Tuesday, March 13, 2007

Document this

The foundation for sovereign-state-governmentality lies at the juncture between text and document. A text consists of transferable assemblages of words and letters which form a message while a document is a specific, historical and authoritative text codified into a meaning carrying object. The meaning of a document cannot be reduced to the text, but also meaning carried by the relationship people, other texts and governments have to the physical object itself.

The difference between the two is rhetorical, whereby a series of ceremonies and physical arrangements transform particular texts into documents, and not others. Government in the state form works because it removes from consideration competing allegiances towards the administration of basic life functions; states must be univocal to efficiently administer populations of the size and scale of nationalities. Uniformity garners efficiency, and textual codes allow for mutual intelligibility and fungibility, promoting some degree of uniformity. However, the possibility of arbitrary amendment or transformation of a text undermines whatever efficiency garnered by the usefulness of texts. Thus, state administration requires a unique space of authority for a sense of univocality and unidirectional reference to create efficient administration. IN order for only one voice to be heard, one text must maintain authority, that text transforms into a document (a bill, a declaration, a constitution).
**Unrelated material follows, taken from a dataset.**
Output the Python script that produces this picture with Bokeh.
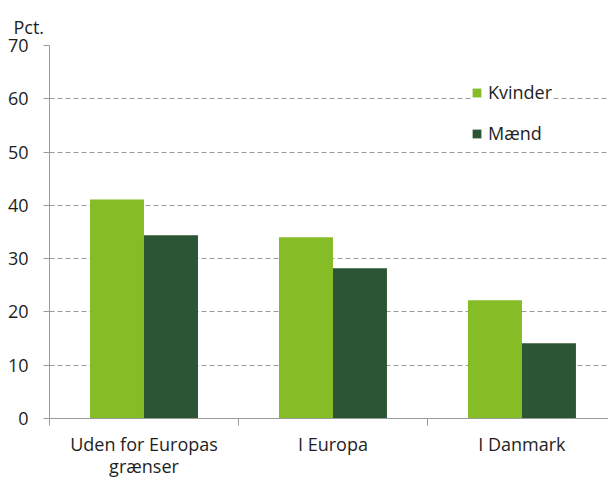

Government concerning documents allows for the administration of a particular sphere of human existence, which other forms of media cannot. Stability is needed for the administration of foodstuffs (planting requires planning, and planning implies the ability to predict into the future), or of capital projects (transportation systems, other capital investments make sense in an environment that allows for prediction of future needs). Other media forms may be poorly suited for achieving the goals of a nation state in these areas – imagine ‘open source’ contracting for road building that allowed for editing by anyone anywhere, or filmed constitution. The internet, digital media remain only texts because verification of origins and source is impossible, reduced only to manipulable bits and bytes. Film as a media form lacks the fungibility of texts. Textual symbols move between contexts and retain meaning in a way film does not. Film has a unique, singular referent, which is a subject filmed at a particular time in a particular place. The connection of events from one frame to another seems wholly impossible to recreate – intervening variables make perfect transference impossible. Film, or rather video may have genres which allow for transferable meaning, but generally remains a media concerned with one place at one time. A document must refer to one event/situation as the exclusive source of authority, but must also be able to refer to other events and situations in the application of the document’s meaning.
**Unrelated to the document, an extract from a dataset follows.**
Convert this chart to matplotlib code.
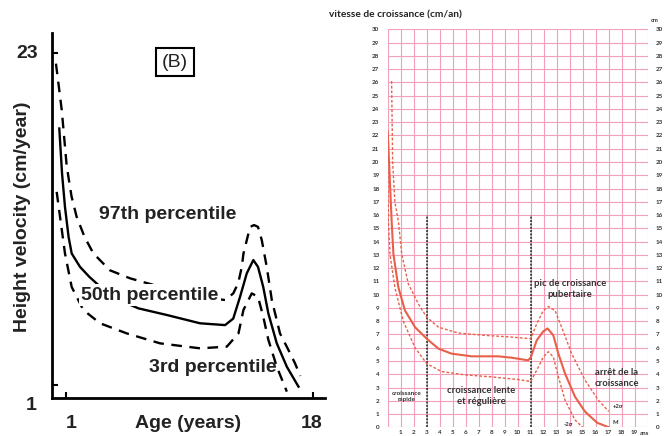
import numpy as np
import matplotlib
matplotlib.use("Agg")
import matplotlib.pyplot as plt

# ---- left panel (B): height velocity percentiles
p50_age = [0.56, 0.75, 0.95, 1.2, 1.41, 1.98, 2.62, 3.5, 4.5, 5.99, 7.94, 10.22, 11.94, 12.5,
           12.97, 13.43, 13.88, 14.2, 14.56, 14.91, 15.49, 16.18, 16.98]
p50_vel = [18.0, 15.0, 12.8, 10.8, 9.72, 8.83, 8.17, 7.4, 6.7, 6.08, 5.64, 5.09, 4.97, 5.4,
           6.85, 8.4, 9.28, 8.83, 7.5, 5.75, 3.76, 2.21, 0.89]

p97_age = [0.33, 0.5, 0.73, 1.07, 1.4, 1.75, 2.3, 2.9, 4.04, 5.42, 7.5, 9.5, 10.9, 11.95, 12.5,
           12.84, 13.09, 13.2, 13.43, 13.66, 13.93, 14.2, 14.46, 14.8, 15.15, 15.71, 16.29, 16.74, 17.1]
p97_vel = [22.3, 21.0, 19.2, 15.5, 13.5, 12.15, 10.8, 9.72, 8.6, 8.07, 7.5, 7.0, 6.76, 6.63, 7.07,
           7.75, 8.83, 9.7, 10.6, 11.48, 11.6, 11.48, 10.6, 8.83, 6.63, 4.42, 3.32, 2.44, 1.6]

p3_age = [0.38, 0.61, 0.95, 1.41, 2.21, 3.36, 5.19, 7.48, 10.22, 12.06, 12.86, 13.2, 13.77,
          14.2, 14.56, 14.91, 15.49, 16.18]
p3_vel = [13.8, 12.15, 9.72, 7.5, 5.97, 5.09, 4.42, 3.76, 3.43, 3.54, 4.42, 5.97, 7.07,
          6.85, 5.53, 4.0, 2.21, 0.56]

# ---- right panel: vitesse de croissance (cm/an)
med_age = [0.0, 0.3, 0.44, 0.82, 1.33, 2.1, 3.0, 3.9, 4.92, 6.46, 8.5, 9.5, 10.8, 11.0, 11.46,
           11.97, 12.3, 12.74, 13.13, 13.64, 14.41, 15.18, 16.1, 17.0]
med_vel = [22.3, 15.6, 13.05, 10.55, 8.8, 7.55, 6.68, 5.93, 5.55, 5.35, 5.35, 5.25, 5.05, 5.25,
           6.55, 7.23, 7.45, 6.93, 5.55, 4.05, 2.3, 1.18, 0.35, 0.0]

up_age = [0.3, 0.38, 0.55, 0.82, 1.08, 1.59, 2.36, 3.0, 3.9, 5.44, 7.49, 9.54, 11.0, 11.46,
          11.97, 12.36, 12.87, 13.38, 14.15, 15.18, 16.2, 17.0]
up_vel = [26.1, 20.0, 17.0, 15.55, 13.05, 10.8, 9.3, 8.3, 7.55, 7.1, 6.93, 6.8, 6.68, 7.8,
          8.8, 9.1, 8.8, 7.55, 5.55, 3.55, 2.05, 1.2]

low_age = [0.02, 0.05, 0.18, 0.56, 1.2, 2.1, 3.0, 4.15, 5.95, 8.0, 10.05, 11.0, 11.46, 11.97,
           12.36, 12.74, 13.13, 13.64, 14.41, 15.0]
low_vel = [19.3, 15.5, 13.0, 10.5, 8.0, 6.0, 4.8, 4.2, 3.95, 3.8, 3.6, 3.45, 4.3, 5.3,
           5.7, 5.3, 3.8, 2.05, 0.55, 0.0]

phase_limits = [3, 11]
fr_ticks = list(range(1, 20))
fr_yticks = list(range(0, 31))

fig = plt.figure(figsize=(6.64, 4.36), dpi=100)
W, H = 664, 436

def fx(px):
    return px / W

def fy(py):
    return 1 - py / H

# ================= left panel =================
axl = fig.add_axes([fx(52), fy(398), fx(325) - fx(52), fy(33) - fy(398)])
axl.set_xlim(0.059, 18.8)
axl.set_ylim(0.138, 24.33)
for s in ["top", "right"]:
    axl.spines[s].set_visible(False)
for s in ["left", "bottom"]:
    axl.spines[s].set_linewidth(2.0)
axl.set_xticks([1, 18])
axl.set_yticks([1, 23])
axl.set_xticklabels([])
axl.set_yticklabels([])
axl.tick_params(direction="in", length=4, width=1.5)

dash = (0, (4.5, 3.2))
axl.plot(p50_age, p50_vel, color="black", lw=1.7, zorder=2)
axl.plot(p97_age, p97_vel, color="black", lw=1.7, linestyle=dash, zorder=2)
axl.plot(p3_age, p3_vel, color="black", lw=1.7, linestyle=dash, zorder=2)

lab_font = dict(family="Liberation Sans", fontweight="bold", fontsize=14, color="#222222")
axl.text(8.02, 12.27, "97th percentile", ha="center", va="center", zorder=3, **lab_font)
axl.text(6.79, 6.96, "50th percentile", ha="center", va="center", zorder=3,
         bbox=dict(facecolor="white", edgecolor="none", pad=1.5), **lab_font)
axl.text(11.11, 2.13, "3rd percentile", ha="center", va="center", zorder=1, **lab_font)
axl.text(8.5, 22.4, "(B)", ha="center", va="center", family="Liberation Sans",
         fontsize=14, color="#222222",
         bbox=dict(facecolor="white", edgecolor="black", linewidth=1.5, boxstyle="square,pad=0.3"))

fig.text(fx(27), fy(53), "23", ha="center", va="center", **lab_font)
fig.text(fx(31), fy(405), "1", ha="center", va="center", **lab_font)
fig.text(fx(71), fy(423), "1", ha="center", va="center", **lab_font)
fig.text(fx(312), fy(423), "18", ha="center", va="center", **lab_font)
fig.text(fx(188), fy(423), "Age (years)", ha="center", va="center", **lab_font)
fig.text(fx(23), fy(217), "Height velocity (cm/year)", ha="center", va="center",
         rotation=90, **lab_font)

# ================= right panel =================
axr = fig.add_axes([fx(387.7), fy(427.3), fx(647.7) - fx(387.7), fy(29.3) - fy(427.3)])
axr.set_xlim(0, 20)
axr.set_ylim(0, 30)
grid_col = "#f2a0ba"
for v in range(0, 21):
    axr.axvline(v, color=grid_col, lw=0.8, zorder=0)
for v in range(0, 31):
    axr.axhline(v, color=grid_col, lw=0.8, zorder=0)
for s in axr.spines.values():
    s.set_visible(False)

fr_font = ["Lato", "DejaVu Sans"]
axr.set_xticks(fr_ticks)
axr.set_xticklabels([str(t) for t in fr_ticks], fontsize=4.5, family=fr_font,
                    fontweight="bold", color="#333333")
axr.set_yticks(fr_yticks)
axr.set_yticklabels([str(t) for t in fr_yticks], fontsize=4.5, family=fr_font,
                    fontweight="bold", color="#333333")
axr.tick_params(axis="y", length=0, pad=6, labelleft=True, labelright=True)
axr.tick_params(axis="x", length=0, pad=2.0)
axr.text(19.4, -0.45, "ans", fontsize=4.5, family=fr_font, fontweight="bold",
         color="#333333", ha="left", va="center", clip_on=False)

red = "#e8604a"
axr.plot(med_age, med_vel, color=red, lw=1.5, zorder=3)
axr.plot(up_age, up_vel, color=red, lw=1.0, linestyle=(0, (2, 1.4)), zorder=3)
axr.plot(low_age, low_vel, color=red, lw=1.0, linestyle=(0, (2, 1.4)), zorder=3)
for xv in phase_limits:
    axr.plot([xv, xv], [0, 16], color="#222222", lw=1.1, linestyle=(0, (1.3, 0.9)), zorder=2)

txt = dict(family=fr_font, fontweight="bold", color="#333333", ha="center", va="center",
           linespacing=1.3, zorder=4)
axr.text(1.45, 2.35, "croissance\nrapide", fontsize=4.6, **txt)
axr.text(7.2, 2.35, "croissance lente\net régulière", fontsize=6.8, **txt)
axr.text(14.0, 10.45, "pic de croissance\npubertaire", fontsize=6.8, **txt)
axr.text(17.6, 3.75, "arrêt de la\ncroissance", fontsize=6.8, **txt)
axr.text(17.7, 1.6, "+2σ", fontsize=4.2, **txt)
axr.text(17.5, 0.35, "M", fontsize=4.2, **txt)
axr.text(13.9, 0.2, "-2σ", fontsize=4.2, **txt)

fig.text(fx(329), fy(15), "vitesse de croissance (cm/an)", ha="left", va="center",
         family=fr_font, fontweight="bold", fontsize=7.3, color="#222222")
fig.text(fx(655), fy(20), "cm", ha="center", va="center", family=fr_font,
         fontweight="bold", fontsize=4.2, color="#333333")

fig.savefig("out.png", dpi=100)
So, what does it take to make a text a document? There must be a performance that codifies originality and the uniqueness of the text. One form of mooting challenges to textual authority comes by distinguishing one text from another by affixing it with a seal, a code, a signature – something that distinguishes it from another. This distinguishing mark, then is co-productive with other narratives of authority established through argument, rhetoric or force. The signature of the President gives particular texts weight because of the nature of the presidency, but the President also must sign texts to be considered a president. Generally this also coincides with a physical locating of the text in particular halls of power, making all other texts that copy a document ‘reproductions of’ rather than documents with any intrinsic authority themselves. The publication of documents creates value around an original text, as a quality unique only to one copy of a text, an exclusivity that confers authority.

I originally thought of this in terms of foundational texts of the US Government, the Declaration of Independence and the Constitution. Evidence of a process of documentation in the Declaration is everywhere. The agency of people in relation to their government appears as the ability to “alter or to abolish,” “institute,” or “laying foundations.” This transformation of government into a concrete forms parallels the transformation of texts into concrete documents: authority for government is conferred by physical and specific texts, which can be changed or destroyed, but authority moves from one central, particular text to other organizing principles of governance. The whole layout of the document confers a sense of legitimacy onto the text, giving it power as a governmental document, rather than a political text. The listing of grievances, reference to representation and natural rights, appeals to inalienable human nature: all these do the work of documentizing the text. The signers must distinguish themselves from joint publishers of a political tract as governmental authorities, and the bulk of the text does this work.

Ramble ramble ramble…


Duncan

2 Comments:

Blogger Assonance Not Apathy said...

Why do they put maps on the backs of some documents and not others, for example placement of a guide to Solomon's treasure on the back of the Declaration of Independence? The location of the several original copies in the National Archives is strategic to the treasure not being taken.
Also, what do you make of ceremony of a different kind, one either pre-mass literacy or explicitly banning the creation of documents, as well as taking place in nonpublic manner? Does the absense of a signed document make the oath stronger, that is the ties and trust between persons without relying on any outside force? Example: the Knights Templar when swearing to protect Solomon's Treasure. Are blood oaths attached to lineage an effective substitute for other pre-planning?

-peter

12:23 AM  
Blogger Assonance Not Apathy said...

I also left another comment on the last one.